Jawbone Prime Bluetooth Headset (Ear Candy Edition)
Aliph's Jawbone headsets have consistently been the highest-rated Bluetooth headsets here at CNET because of their amazing sound quality and fashion-forward designs. However, Aliph isn't happy with just resting on its laurels. It has introduced the Aliph Jawbone Prime, which will replace the Jawbone 2, and is the company's best headset yet. The Jawbone Prime is just as stylish as its predecessor, and it boasts even better noise-cancellation and comfort. Though we question the practicality of the design, we definitely think it's overall an improvement over the Aliph Jawbone 2. Still, the call quality isn't the best--the Plantronics Voyager Pro holds that title. However, if you insist on both excellent style and call quality, the Jawbone Prime fits the bill. The Jawbone Prime is available for $129.99.
The Jawbone Prime follows in the footsteps of the Jawbone 2 with a slim and lightweight design. Measuring 2.1 inches long by 0.5 inch wide by 0.5 inch thick, the Jawbone Prime is small enough to be discreet when worn. Instead of the beveled diamond pattern on the Jawbone 2, the Jawbone Prime has a rather elegant dimpled loop pattern on the front that makes it look fit for a fashion magazine. The texture of the front surface is smooth enough for your finger to glide over and feel for the buttons.
Indeed, you'll have to feel for those buttons, because they're invisible. A slight dip toward the top third of the headset hides the multifunction Talk button, and pressing the very top of the headset activates the Noise Assassin or volume button. We would really prefer real buttons rather than having to feel around for these hidden ones, but we have to admit it looks quite stylish. However, since the volume button is situated at the top of the headset, our finger kept bumping against the fold of our ear when adjusting the volume.
Speaking of the volume, there's only the one volume button on the top of the headset. To change the volume, you have to cycle through different volume levels instead of increasing or decreasing. We understand the Jawbone Prime has automatic volume adjustment, but we still would prefer a real volume rocker for manual adjustment. The volume button also doubles as the Noise Assassin toggle. We don't know why you would want to deactivate it, but if you want to hear the difference in sound quality without the noise cancellation, you can.

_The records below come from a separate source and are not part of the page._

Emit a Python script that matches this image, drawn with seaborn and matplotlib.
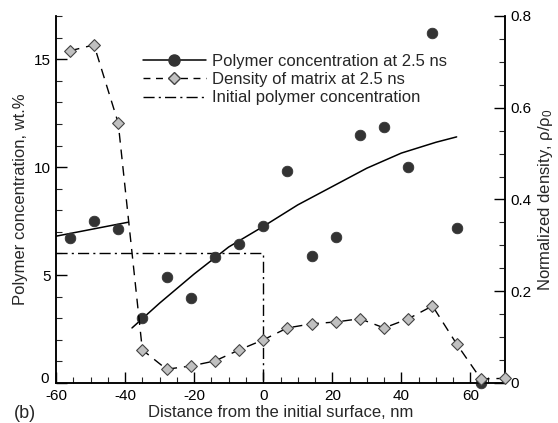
import numpy as np
import pandas as pd
import matplotlib
matplotlib.use("Agg")
import matplotlib.pyplot as plt
import matplotlib.transforms as mtransforms
from matplotlib.ticker import MultipleLocator, FuncFormatter
from matplotlib.lines import Line2D
import seaborn as sns

# ---- data ----
dist = [-56, -49, -42, -35, -28, -21, -14, -7, 0, 7, 14, 21, 28, 35, 42, 49, 56, 63]
polymer_conc = [6.7, 7.5, 7.15, 3.0, 4.9, 3.95, 5.85, 6.45, 7.25, 9.8, 5.9, 6.75,
                11.5, 11.85, 10.0, 16.2, 7.2, 0.0]

dens_x = [-56, -49, -42, -35, -28, -21, -14, -7, 0, 7, 14, 21, 28, 35, 42, 49, 56, 63, 70]
density = [0.724, 0.737, 0.567, 0.072, 0.030, 0.037, 0.048, 0.072, 0.094, 0.120,
           0.129, 0.133, 0.140, 0.120, 0.140, 0.168, 0.085, 0.009, 0.010]

fit1_x = [-60, -39]
fit1_y = [6.8, 7.45]
fit2_x = [-38, -30, -20, -10, 0, 10, 20, 30, 40, 50, 56]
fit2_y = [2.55, 3.7, 5.05, 6.3, 7.25, 8.25, 9.1, 9.95, 10.65, 11.15, 11.4]

init_x = [-60, 0, 0]
init_y = [6.0, 6.0, 0.0]

labels = ["Polymer concentration at 2.5 ns", "Density of matrix at 2.5 ns",
          "Initial polymer concentration"]

sns.set_style("ticks")
plt.rcParams['font.family'] = ['Liberation Sans', 'DejaVu Sans']
plt.rcParams['mathtext.fontset'] = 'custom'
plt.rcParams['mathtext.rm'] = 'Liberation Sans'
plt.rcParams['mathtext.it'] = 'Liberation Sans'
plt.rcParams['axes.unicode_minus'] = False

FS = 12
TFS = 11
dark = "#333333"
grey = "#c0c0c0"

fig = plt.figure(figsize=(5.58, 4.23), dpi=100)
ax = fig.add_axes([0.1004, 0.0946, 0.8046, 0.8676])
ax2 = ax.twinx()

# polymer concentration fits
sns.lineplot(x=fit1_x, y=fit1_y, ax=ax, color="black", lw=1.1, estimator=None, sort=False)
sns.lineplot(x=fit2_x, y=fit2_y, ax=ax, color="black", lw=1.1, estimator=None, sort=False)
# initial concentration
ax.plot(init_x, init_y, color="black", lw=1.0, dashes=(8, 3, 1.5, 3), clip_on=False)
# polymer points
sns.scatterplot(x=dist, y=polymer_conc, ax=ax, color=dark, s=58, edgecolor=dark,
                linewidth=0.6, zorder=5, clip_on=False)

# density
ax2.plot(dens_x, density, color="black", lw=1.0, dashes=(7, 5), clip_on=False, zorder=3)
sns.scatterplot(x=dens_x, y=density, ax=ax2, marker="D", color=grey, s=36,
                edgecolor="#444444", linewidth=0.8, zorder=6, clip_on=False)

ax.set_xlim(-60, 70)
ax.set_ylim(0, 17)
ax2.set_ylim(0, 0.8)

ax.xaxis.set_major_locator(MultipleLocator(20))
ax.xaxis.set_minor_locator(MultipleLocator(5))
ax.yaxis.set_major_locator(MultipleLocator(5))
ax.yaxis.set_minor_locator(MultipleLocator(1))
ax2.yaxis.set_major_locator(MultipleLocator(0.2))
ax2.yaxis.set_minor_locator(MultipleLocator(0.05))
ax2.yaxis.set_major_formatter(FuncFormatter(lambda v, p: "0" if abs(v) < 1e-9 else f"{v:g}"))

for a in (ax, ax2):
    a.tick_params(which="major", direction="in", length=8, width=1, labelsize=TFS, colors="black")
    a.tick_params(which="minor", direction="in", length=4.5, width=0.8)
    a.spines["top"].set_visible(False)
    for s in a.spines.values():
        s.set_linewidth(1.1)
        s.set_color("black")
ax.tick_params(axis="x", pad=4)
ax.tick_params(axis="y", pad=4)
ax2.tick_params(axis="y", pad=4)

ax.set_xlabel("Distance from the initial surface, nm", fontsize=FS, labelpad=2)
ax.set_ylabel("Polymer concentration, wt.%", fontsize=FS, labelpad=4)
ax2.set_ylabel(r"Normalized density, $\rho/\rho_0$", fontsize=FS, labelpad=3)

# nudge the left-axis "0" label upward so it clears the "-60" label
fig.canvas.draw()
for t in ax.yaxis.get_majorticklabels():
    if t.get_text() == "0":
        t.set_transform(t.get_transform() +
                        mtransforms.ScaledTranslation(-1 / 72, 4 / 72, fig.dpi_scale_trans))

handles = [
    Line2D([], [], color="black", lw=1.1, marker="o", markersize=8,
           markerfacecolor=dark, markeredgecolor=dark),
    Line2D([], [], color="black", lw=1.0, dashes=(5, 4), marker="D", markersize=6,
           markerfacecolor=grey, markeredgecolor="#444444"),
    Line2D([], [], color="black", lw=1.0, dashes=(8, 3, 1.5, 3)),
]
leg = ax.legend(handles, labels, loc="upper left", bbox_to_anchor=(0.193, 0.897),
                frameon=False, fontsize=FS, handlelength=3.8, handletextpad=0.36,
                labelspacing=0.2, numpoints=1, borderaxespad=0, borderpad=0)

fig.text(0.024, 0.003, "(b)", fontsize=FS + 1, ha="left", va="bottom")

fig.savefig("out.png", dpi=100)
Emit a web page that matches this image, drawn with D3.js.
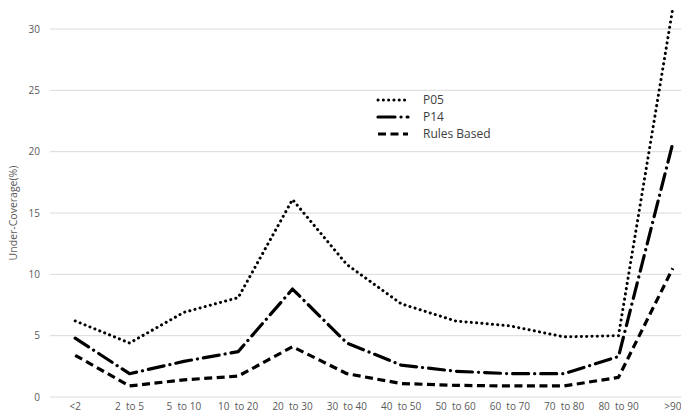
<!DOCTYPE html>
<html><head><meta charset="utf-8">
<script src="https://cdn.jsdelivr.net/npm/d3@7"></script>
<style>body{margin:0;background:#fff;}svg{display:block;font-family:"Open Sans","Noto Sans",sans-serif;}</style>
</head><body><svg id="c" width="681" height="417"></svg>
<script>
const categories = ["<2","2  to 5","5  to 10","10  to 20","20  to 30","30  to 40","40  to 50","50  to 60","60  to 70","70  to 80","80  to 90",">90"];
const p05 = [6.2,4.4,6.9,8.1,16.1,10.8,7.6,6.2,5.8,4.9,5.0,31.7];
const p14 = [4.8,1.9,2.9,3.7,8.8,4.4,2.6,2.1,1.9,1.9,3.3,20.7];
const rulesBased = [3.4,0.9,1.4,1.7,4.1,1.9,1.1,0.95,0.9,0.9,1.6,10.5];
const yTicks = [0,5,10,15,20,25,30];
const seriesNames = ["P05","P14","Rules Based"];

const svg = d3.select("#c");
const x = d3.scaleBand().domain(categories).range([48,700]);
const y = d3.scaleLinear().domain([0,30]).range([397,29]);
const txt = "#595959";

// gridlines
svg.append("g").selectAll("line").data(yTicks).join("line")
  .attr("x1",50).attr("x2",681).attr("y1",d=>y(d)).attr("y2",d=>y(d))
  .attr("stroke","#d9d9d9").attr("stroke-width",1);

// y axis labels
const ya = svg.append("g").attr("transform","translate(40,0)")
  .call(d3.axisLeft(y).tickValues(yTicks).tickSize(0).tickPadding(0));
ya.select(".domain").remove();
ya.selectAll("text").attr("fill",txt).style("font-size","10px").attr("font-family","Open Sans, Noto Sans, sans-serif");

// x axis labels
const xa = svg.append("g").attr("transform","translate(0,403)")
  .call(d3.axisBottom(x).tickSize(0).tickPadding(0));
xa.select(".domain").remove();
xa.selectAll("text").attr("fill",txt).style("font-size","10px").attr("font-family","Open Sans, Noto Sans, sans-serif").style("white-space","pre").attr("xml:space","preserve");

// axis title
svg.append("text").attr("transform","translate(17,213) rotate(-90)")
  .attr("text-anchor","middle").attr("fill",txt).style("font-size","10.5px")
  .text("Under-Coverage(%)");

const styles = [
  {data:p05, dash:"0.1 5.2", cap:"round", w:3},
  {data:p14, dash:"16 6 0.1 6", cap:"round", w:3.2},
  {data:rulesBased, dash:"8 4.5", cap:"butt", w:3.2}
];
const line = d3.line().x((d,i)=>x(categories[i])+x.bandwidth()/2).y(d=>y(d));
styles.forEach(s=>{
  svg.append("path").attr("d",line(s.data)).attr("fill","none")
    .attr("stroke","#000").attr("stroke-width",s.w)
    .attr("stroke-dasharray",s.dash).attr("stroke-linecap",s.cap)
    .attr("stroke-linejoin","round");
});

// legend
const lg = svg.append("g");
const legY = [100,117,134];
seriesNames.forEach((n,i)=>{
  const s = styles[i];
  lg.append("line").attr("x1",378).attr("x2",408).attr("y1",legY[i]).attr("y2",legY[i])
    .attr("stroke","#000").attr("stroke-width",s.w)
    .attr("stroke-dasharray", i===1 ? "17 6 0.1 6" : s.dash).attr("stroke-linecap",s.cap);
  lg.append("text").attr("x",423).attr("y",legY[i]).attr("dy","0.35em")
    .attr("fill","#404040").style("font-size","12px").text(n);
});
</script></body></html>
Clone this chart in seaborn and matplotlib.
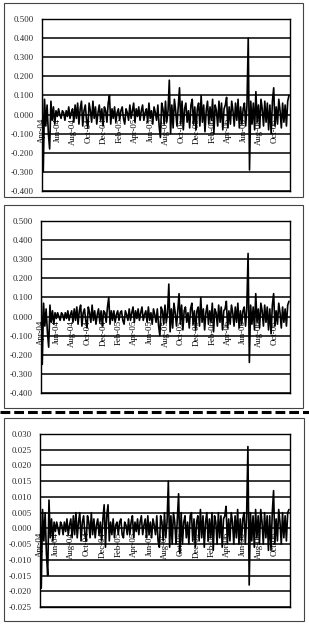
import matplotlib
matplotlib.use('Agg')
import matplotlib.pyplot as plt
import matplotlib.dates as mdates
from matplotlib.patches import Rectangle
from matplotlib.lines import Line2D
import numpy as np
import pandas as pd
import seaborn as sns

# ---------------- data (every 5 days) ----------------
start_date = '2004-04-01'
step = '5D'

series_top = [
    0.20, -0.30, 0.08, -0.06, 0.05, -0.10, -0.18, 0.07, -0.03, 0.04,
    -0.05, 0.02, -0.01, 0.03, 0.00, -0.02, 0.02, 0.01, -0.03, 0.02,
    -0.01, 0.04, -0.02, 0.01, 0.03, -0.04, 0.05, -0.02, 0.06, -0.05,
    0.03, 0.07, -0.06, 0.02, 0.05, -0.03, -0.07, 0.06, 0.02, -0.04,
    0.07, -0.02, 0.04, -0.05, 0.01, 0.05, -0.03, 0.03, -0.06, 0.04,
    0.02, -0.04, 0.06, 0.10, -0.05, 0.03, -0.02, 0.04, -0.04, 0.01,
    0.03, -0.03, 0.02, 0.04, -0.02, -0.05, 0.03, 0.01, -0.03, 0.05,
    -0.02, 0.02, 0.06, -0.04, 0.03, -0.01, 0.04, -0.03, 0.02, 0.05,
    -0.03, 0.01, 0.03, -0.04, 0.06, -0.02, 0.02, -0.05, 0.04, 0.01,
    -0.03, 0.05, -0.06, -0.12, 0.06, 0.03, -0.05, 0.07, -0.04, 0.02,
    0.18, -0.10, 0.05, -0.07, 0.08, 0.02, -0.06, 0.04, 0.14, -0.05,
    0.07, -0.08, 0.03, 0.06, -0.04, 0.02, -0.07, 0.05, 0.08, -0.05,
    0.04, -0.08, 0.03, 0.06, -0.06, 0.10, -0.04, 0.05, -0.09, 0.02,
    0.07, -0.05, 0.04, -0.03, 0.08, -0.10, 0.05, 0.02, -0.06, 0.07,
    -0.04, 0.06, -0.08, 0.03, 0.05, 0.09, -0.07, 0.04, -0.05, 0.07,
    0.02, -0.06, 0.06, -0.03, 0.08, -0.07, 0.04, -0.05, 0.03, 0.06,
    -0.06, 0.05, 0.40, -0.29, 0.07, -0.05, 0.06, -0.08, 0.12, -0.04,
    0.05, -0.07, 0.08, 0.03, -0.06, 0.07, -0.04, 0.06, -0.08, 0.05,
    -0.10, 0.07, 0.14, -0.06, 0.04, -0.05, 0.08, 0.02, -0.07, 0.06,
    -0.04, 0.05, -0.06, 0.07, 0.10,
]

series_mid = [
    0.17, -0.25, 0.07, -0.05, 0.04, -0.08, -0.16, 0.06, -0.03, 0.03,
    -0.04, 0.02, -0.01, 0.02, 0.00, -0.02, 0.02, 0.01, -0.02, 0.02,
    -0.01, 0.03, -0.02, 0.01, 0.03, -0.03, 0.04, -0.02, 0.05, -0.04,
    0.03, 0.06, -0.05, 0.02, 0.04, -0.02, -0.06, 0.05, 0.02, -0.03,
    0.06, -0.02, 0.03, -0.04, 0.01, 0.04, -0.03, 0.03, -0.05, 0.03,
    0.02, -0.03, 0.05, 0.10, -0.04, 0.03, -0.02, 0.03, -0.03, 0.01,
    0.03, -0.02, 0.02, 0.03, -0.02, -0.04, 0.03, 0.01, -0.02, 0.04,
    -0.02, 0.02, 0.05, -0.03, 0.03, -0.01, 0.04, -0.02, 0.02, 0.05,
    -0.02, 0.01, 0.03, -0.03, 0.05, -0.02, 0.02, -0.04, 0.04, 0.01,
    -0.03, 0.04, -0.05, -0.10, 0.05, 0.03, -0.04, 0.06, -0.03, 0.02,
    0.17, -0.08, 0.04, -0.06, 0.07, 0.02, -0.05, 0.03, 0.12, -0.04,
    0.06, -0.07, 0.03, 0.05, -0.03, 0.02, -0.06, 0.04, 0.07, -0.04,
    0.03, -0.07, 0.03, 0.05, -0.05, 0.10, -0.03, 0.04, -0.07, 0.02,
    0.06, -0.04, 0.03, -0.03, 0.07, -0.08, 0.04, 0.02, -0.05, 0.06,
    -0.03, 0.05, -0.07, 0.03, 0.04, 0.08, -0.06, 0.03, -0.04, 0.06,
    0.02, -0.05, 0.05, -0.03, 0.07, -0.06, 0.03, -0.04, 0.03, 0.05,
    -0.05, 0.04, 0.33, -0.24, 0.06, -0.04, 0.05, -0.07, 0.12, -0.03,
    0.04, -0.06, 0.07, 0.03, -0.05, 0.06, -0.03, 0.05, -0.07, 0.04,
    -0.09, 0.06, 0.12, -0.05, 0.03, -0.04, 0.07, 0.02, -0.06, 0.05,
    -0.03, 0.04, -0.05, 0.06, 0.08,
]

series_bot = [
    0.013, -0.019, 0.006, -0.004, 0.005, -0.008, -0.015, 0.009, -0.003, 0.003,
    -0.004, 0.002, -0.001, 0.002, 0.000, -0.002, 0.002, 0.001, -0.002, 0.002,
    -0.001, 0.003, -0.002, 0.001, 0.003, -0.003, 0.004, -0.002, 0.005, -0.003,
    0.002, 0.005, -0.004, 0.002, 0.004, -0.002, -0.004, 0.004, 0.002, -0.003,
    0.005, -0.002, 0.003, -0.003, 0.001, 0.003, -0.002, 0.002, -0.004, 0.003,
    0.0075, -0.006, 0.004, 0.0075, -0.004, 0.002, -0.002, 0.003, -0.003, 0.001,
    0.002, -0.002, 0.002, 0.003, -0.002, -0.003, 0.002, 0.001, -0.002, 0.003,
    -0.002, 0.002, 0.004, -0.003, 0.002, -0.001, 0.003, -0.002, 0.002, 0.004,
    -0.002, 0.001, 0.003, -0.003, 0.004, -0.002, 0.002, -0.003, 0.003, 0.001,
    -0.002, 0.004, -0.004, -0.006, 0.004, 0.002, -0.004, 0.005, -0.003, 0.002,
    0.015, -0.006, 0.004, -0.005, 0.005, 0.002, -0.005, 0.003, 0.011, -0.008,
    0.005, -0.005, 0.002, 0.004, -0.003, 0.002, -0.005, 0.004, 0.005, -0.004,
    0.003, -0.006, 0.002, 0.004, -0.004, 0.006, -0.003, 0.004, -0.006, 0.002,
    0.005, -0.004, 0.003, -0.003, 0.005, -0.007, 0.004, 0.002, -0.005, 0.005,
    -0.003, 0.004, -0.006, 0.003, 0.004, 0.007, -0.005, 0.003, -0.004, 0.005,
    0.002, -0.005, 0.004, -0.003, 0.006, -0.005, 0.003, -0.004, 0.003, 0.005,
    -0.005, 0.004, 0.026, -0.018, 0.005, -0.004, 0.004, -0.006, 0.006, -0.003,
    0.004, -0.005, 0.006, 0.002, -0.005, 0.005, -0.003, 0.004, -0.007, 0.004,
    -0.007, 0.005, 0.012, -0.005, 0.003, -0.004, 0.006, 0.002, -0.005, 0.005,
    -0.003, 0.004, -0.004, 0.005, 0.006,
]

month_labels = ['Apr-04', 'Jun-04', 'Aug-04', 'Oct-04', 'Dec-04', 'Feb-05',
                'Apr-05', 'Jun-05', 'Aug-05', 'Oct-05', 'Dec-05', 'Feb-06',
                'Apr-06', 'Jun-06', 'Aug-06', 'Oct-06']

yticks_big = [-0.4, -0.3, -0.2, -0.1, 0.0, 0.1, 0.2, 0.3, 0.4, 0.5]
yticks_small = [-0.025, -0.020, -0.015, -0.010, -0.005, 0.0, 0.005, 0.010,
                0.015, 0.020, 0.025, 0.030]

# ---------------- styling ----------------
sns.set_style('white')
plt.rcParams['font.family'] = ['Liberation Serif', 'DejaVu Serif']

W, H = 309, 627
fig = plt.figure(figsize=(W / 100, H / 100), dpi=100)
fig.patch.set_facecolor('white')


def fx(px):
    return px / W


def fy(py):
    return 1 - py / H


label_dates = pd.date_range(start_date, periods=len(month_labels), freq='2MS')
xlim = (mdates.date2num(pd.Timestamp('2004-04-01')),
        mdates.date2num(pd.Timestamp('2006-12-01')))


def panel(rect_px, values, yticks):
    x0, y0, x1, y1 = rect_px
    ax = fig.add_axes([fx(x0), fy(y1), fx(x1 - x0), (y1 - y0) / H])
    dates = pd.date_range(start_date, periods=len(values), freq=step)
    df = pd.DataFrame({'date': dates, 'value': values})
    sns.lineplot(data=df, x='date', y='value', ax=ax, color='black',
                 lw=1.2, estimator=None)
    ax.set_xlim(*xlim)
    ax.set_ylim(yticks[0], yticks[-1])
    ax.set_yticks(yticks)
    ax.set_yticklabels([f'{v:.3f}' for v in yticks], fontsize=6.3)
    ax.tick_params(axis='y', length=0, pad=6)
    ax.set_xticks([])
    ax.set_xlabel('')
    ax.set_ylabel('')
    for t in yticks:
        ax.axhline(t, color='black', lw=1.1, zorder=0)
    for s in ax.spines.values():
        s.set_color('black')
        s.set_linewidth(1.0)
    for d, lab in zip(label_dates, month_labels):
        ax.annotate(lab, xy=(mdates.date2num(d), 0), xytext=(0, -2.5),
                    textcoords='offset points', rotation=90, ha='center',
                    va='top', fontsize=6.3, color='black', zorder=5)
    return ax


panel((42, 19, 290, 191), series_top, yticks_big)
panel((41, 221, 290, 393), series_mid, yticks_big)
panel((40, 434, 290, 607), series_bot, yticks_small)

# outer panel boxes
for (x0, y0, x1, y1) in [(4, 3, 303, 197), (4, 205, 303, 408), (4, 418, 304, 621)]:
    fig.add_artist(Rectangle((fx(x0), fy(y1)), fx(x1 - x0), (y1 - y0) / H,
                             transform=fig.transFigure, fill=False,
                             ec='#444444', lw=0.8))

# dashed separator
fig.add_artist(Line2D([0, 1], [fy(412), fy(412)], transform=fig.transFigure,
                      color='black', lw=2.2, dashes=(3.2, 1.3)))

fig.savefig('out.png', dpi=100)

Flip the headset around and you'll find the earpiece covered in a squishy rubber earbud with a loop attached. There's a very slight tip jutting out at the bottom of the earbud that helps it fit better in the ear, while the attached ear loop helps the earpiece fit within the opening of the ear. We really like these new earbuds--it has a nice secure and snug fit in the ear. There's also an optional ear hook if you prefer, but you don't really need it. The Jawbone Prime comes with earbuds without the attached loop as well. There are three earbud sizes in each style included in the package.
Also at the back of the headset is a tiny little white nub that acts as the Voice Activity Sensor, which is used to amplify your voice. For it to work, you have to wear the headset so that the rubber nub touches your cheek, thus detecting the vibration of your voice. With the Jawbone 2, if you couldn't get the nub to touch your cheek, the sound quality would diminish. However, the Jawbone Prime has a new fail-safe feature that will maintain good sound quality even though the nub isn't touching your face. In fact, the audio will sound just like any other noise-canceling headset. Of course, it's still best to have the Voice Activity Sensor touching your face to get the best voice clarity possible. We actually found positioning the sensor properly was rather easy, as long as you have the right size earbud in place.
We paired the Aliph Jawbone Prime with the Apple iPhone 3G. Call quality was definitely impressive, but not as good as the Plantronics Voyager Pro. We tested the calls in a quiet home environment, a moving vehicle, and on a crowded sidewalk. In the quiet environment, our callers said we sounded loud and clear, with a natural sounding voice and a normal volume level. In the car and on the sidewalk, we sounded a tad softer and a bit muffled, and with a bit of a background hiss, but it wasn't too bad.
We also tested the Jawbone Prime in front of an indoor fan at both low and high speeds. Our voice sounded much softer and much more muffled, and the wind noise sounded like water. However, our callers could still hear us and make out what we were saying. We tested this with our voice mail and verified their claims. Still, the wind noise reduction is not nearly as good as the one on the Plantronics Voyager Pro, and we did definitely have to speak much louder to be heard properly. That said, in normal everyday windy situations, the Jawbone Prime will do just fine. As for incoming call quality, we heard our callers clearly, though there was a slight hiss in the background at times. The callers voice did not sound as full as we would like as well, but that's a minor complaint.
The Jawbone Prime has all the typical calling features for Bluetooth headsets such as answering, rejecting, and ending calls; voice dialing support; call waiting support; battery status indicator; call mute; last number redial; and it has multipoint technology that lets it connect up to two devices at once. It has a rated talk time of 4.5 hours and a standby time of 8 days.